• _Available data_:
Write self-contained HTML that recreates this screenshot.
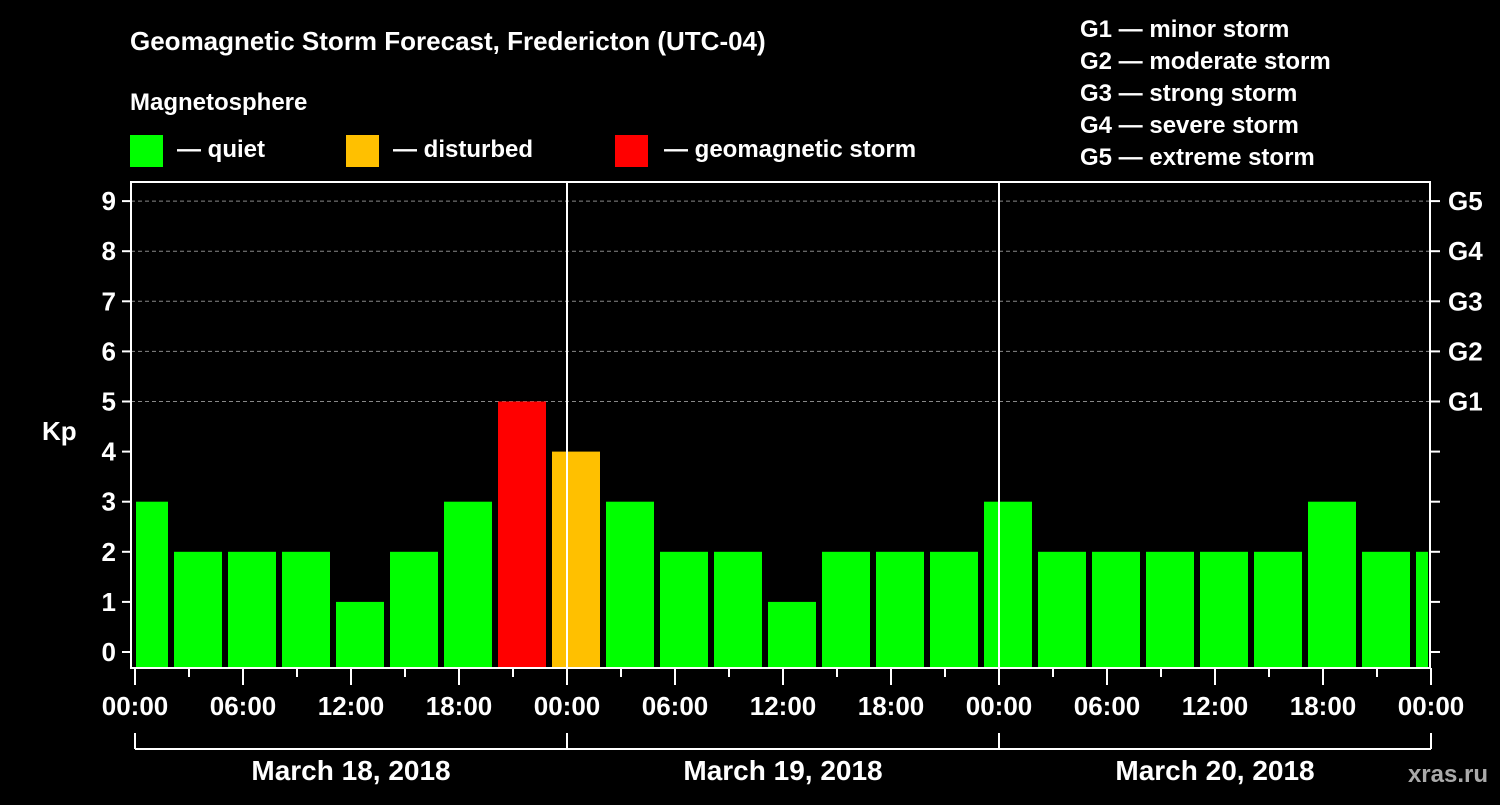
<!DOCTYPE html>
<html><head><meta charset="utf-8"><style>
body{margin:0;background:#000;}
svg text{font-family:"Liberation Sans",Arial,sans-serif;font-weight:bold;fill:#fff;}
</style></head><body>
<svg id="c" width="1500" height="800" viewBox="0 0 1500 800">
<rect width="1500" height="800" fill="#000"/>
<text x="130" y="50" font-size="26">Geomagnetic Storm Forecast, Fredericton (UTC-04)</text>
<text x="130" y="110" font-size="24">Magnetosphere</text>
<rect x="130" y="135" width="33" height="32" fill="#00ff00"/>
<text x="177" y="157" font-size="24">— quiet</text>
<rect x="346" y="135" width="33" height="32" fill="#ffc000"/>
<text x="393" y="157" font-size="24">— disturbed</text>
<rect x="615" y="135" width="33" height="32" fill="#ff0000"/>
<text x="664" y="157" font-size="24">— geomagnetic storm</text>
<g font-size="24">
<text x="1080" y="37">G1 — minor storm</text>
<text x="1080" y="69">G2 — moderate storm</text>
<text x="1080" y="101">G3 — strong storm</text>
<text x="1080" y="133">G4 — severe storm</text>
<text x="1080" y="165">G5 — extreme storm</text>
</g>
<text x="42" y="440" font-size="26">Kp</text>
<text x="1488" y="782" font-size="24" text-anchor="end" fill="#bbb" style="fill:#aaa">xras.ru</text>
<g id="plot"></g>
</svg>
<script>
const kpValues=[3,2,2,2,1,2,3,5,4,3,2,2,1,2,2,2,3,2,2,2,2,2,3,2,2];
const yTicks=[0,1,2,3,4,5,6,7,8,9];
const gLabels=["G1","G2","G3","G4","G5"];
const xTickLabels=["00:00","06:00","12:00","18:00","00:00","06:00","12:00","18:00","00:00","06:00","12:00","18:00","00:00"];
const dayLabels=["March 18, 2018","March 19, 2018","March 20, 2018"];
const NS="http://www.w3.org/2000/svg";
const L=131,R=1430,T=182,B=668,X0=135,PXH=18;
const y=v=>652-v*50.1;
const x=h=>X0+h*PXH;
const g=document.getElementById('plot');
function mk(t,a,p){const e=document.createElementNS(NS,t);for(const k in a)e.setAttribute(k,a[k]);(p||g).appendChild(e);return e;}
// grid
for(let v=5;v<=9;v++){const l=mk('line',{x1:L,x2:R,y1:y(v),y2:y(v),stroke:'#888','stroke-dasharray':'4,3'});

}
// bars
kpValues.forEach((v,i)=>{const c=x(i*3+0.5);let x1=Math.max(c-24,L+5),x2=Math.min(c+24,R-2);
const col=v>=5?'#ff0000':(v>=4?'#ffc000':'#00ff00');
const r=mk('rect',{x:x1,y:y(v),width:x2-x1,height:B-y(v),fill:col});

});
// day separators
[24,48].forEach(h=>{const l=mk('line',{x1:x(h),x2:x(h),y1:T,y2:B,stroke:'#fff','stroke-width':2});

});
const fr=mk('rect',{x:L,y:T,width:R-L,height:B-T,fill:'none',stroke:'#fff','stroke-width':2});


// y ticks
yTicks.forEach(v=>{mk('line',{x1:122,x2:L,y1:y(v),y2:y(v),stroke:'#fff','stroke-width':2});
mk('line',{x1:R,x2:1440,y1:y(v),y2:y(v),stroke:'#fff','stroke-width':2});
const t=mk('text',{x:116,y:y(v)+9,'font-size':26,'text-anchor':'end'});t.textContent=v;

});
gLabels.forEach((s,i)=>{const t=mk('text',{x:1448,y:y(5+i)+9,'font-size':26});t.textContent=s;

});
// x ticks
for(let h=0;h<=72;h+=3){const maj=h%6==0;mk('line',{x1:x(h),x2:x(h),y1:B,y2:maj?685:677,stroke:'#fff','stroke-width':2});}
xTickLabels.forEach((s,i)=>{const t=mk('text',{x:x(i*6),y:715,'font-size':26,'text-anchor':'middle'});t.textContent=s;

});
mk('line',{x1:x(0),x2:x(72),y1:749,y2:749,stroke:'#fff','stroke-width':2});
[0,24,48,72].forEach(h=>mk('line',{x1:x(h),x2:x(h),y1:733,y2:749,stroke:'#fff','stroke-width':2}));
dayLabels.forEach((s,i)=>{const t=mk('text',{x:x(i*24+12),y:780,'font-size':28,'text-anchor':'middle'});t.textContent=s;

});
</script>
</body></html>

• _What you are asked to do_: Copy the whole listing above word for word but do not carry over the pictures.

• _Response to the task_:
Write self-contained HTML that recreates this screenshot.
<!DOCTYPE html>
<html><head><meta charset="utf-8"><style>
body{margin:0;background:#000;}
svg text{font-family:"Liberation Sans",Arial,sans-serif;font-weight:bold;fill:#fff;}
</style></head><body>
<svg id="c" width="1500" height="800" viewBox="0 0 1500 800">
<rect width="1500" height="800" fill="#000"/>
<text x="130" y="50" font-size="26">Geomagnetic Storm Forecast, Fredericton (UTC-04)</text>
<text x="130" y="110" font-size="24">Magnetosphere</text>
<rect x="130" y="135" width="33" height="32" fill="#00ff00"/>
<text x="177" y="157" font-size="24">— quiet</text>
<rect x="346" y="135" width="33" height="32" fill="#ffc000"/>
<text x="393" y="157" font-size="24">— disturbed</text>
<rect x="615" y="135" width="33" height="32" fill="#ff0000"/>
<text x="664" y="157" font-size="24">— geomagnetic storm</text>
<g font-size="24">
<text x="1080" y="37">G1 — minor storm</text>
<text x="1080" y="69">G2 — moderate storm</text>
<text x="1080" y="101">G3 — strong storm</text>
<text x="1080" y="133">G4 — severe storm</text>
<text x="1080" y="165">G5 — extreme storm</text>
</g>
<text x="42" y="440" font-size="26">Kp</text>
<text x="1488" y="782" font-size="24" text-anchor="end" fill="#bbb" style="fill:#aaa">xras.ru</text>
<g id="plot"></g>
</svg>
<script>
const kpValues=[3,2,2,2,1,2,3,5,4,3,2,2,1,2,2,2,3,2,2,2,2,2,3,2,2];
const yTicks=[0,1,2,3,4,5,6,7,8,9];
const gLabels=["G1","G2","G3","G4","G5"];
const xTickLabels=["00:00","06:00","12:00","18:00","00:00","06:00","12:00","18:00","00:00","06:00","12:00","18:00","00:00"];
const dayLabels=["March 18, 2018","March 19, 2018","March 20, 2018"];
const NS="http://www.w3.org/2000/svg";
const L=131,R=1430,T=182,B=668,X0=135,PXH=18;
const y=v=>652-v*50.1;
const x=h=>X0+h*PXH;
const g=document.getElementById('plot');
function mk(t,a,p){const e=document.createElementNS(NS,t);for(const k in a)e.setAttribute(k,a[k]);(p||g).appendChild(e);return e;}
// grid
for(let v=5;v<=9;v++){const l=mk('line',{x1:L,x2:R,y1:y(v),y2:y(v),stroke:'#888','stroke-dasharray':'4,3'});

}
// bars
kpValues.forEach((v,i)=>{const c=x(i*3+0.5);let x1=Math.max(c-24,L+5),x2=Math.min(c+24,R-2);
const col=v>=5?'#ff0000':(v>=4?'#ffc000':'#00ff00');
const r=mk('rect',{x:x1,y:y(v),width:x2-x1,height:B-y(v),fill:col});

});
// day separators
[24,48].forEach(h=>{const l=mk('line',{x1:x(h),x2:x(h),y1:T,y2:B,stroke:'#fff','stroke-width':2});

});
const fr=mk('rect',{x:L,y:T,width:R-L,height:B-T,fill:'none',stroke:'#fff','stroke-width':2});


// y ticks
yTicks.forEach(v=>{mk('line',{x1:122,x2:L,y1:y(v),y2:y(v),stroke:'#fff','stroke-width':2});
mk('line',{x1:R,x2:1440,y1:y(v),y2:y(v),stroke:'#fff','stroke-width':2});
const t=mk('text',{x:116,y:y(v)+9,'font-size':26,'text-anchor':'end'});t.textContent=v;

});
gLabels.forEach((s,i)=>{const t=mk('text',{x:1448,y:y(5+i)+9,'font-size':26});t.textContent=s;

});
// x ticks
for(let h=0;h<=72;h+=3){const maj=h%6==0;mk('line',{x1:x(h),x2:x(h),y1:B,y2:maj?685:677,stroke:'#fff','stroke-width':2});}
xTickLabels.forEach((s,i)=>{const t=mk('text',{x:x(i*6),y:715,'font-size':26,'text-anchor':'middle'});t.textContent=s;

});
mk('line',{x1:x(0),x2:x(72),y1:749,y2:749,stroke:'#fff','stroke-width':2});
[0,24,48,72].forEach(h=>mk('line',{x1:x(h),x2:x(h),y1:733,y2:749,stroke:'#fff','stroke-width':2}));
dayLabels.forEach((s,i)=>{const t=mk('text',{x:x(i*24+12),y:780,'font-size':28,'text-anchor':'middle'});t.textContent=s;

});
</script>
</body></html>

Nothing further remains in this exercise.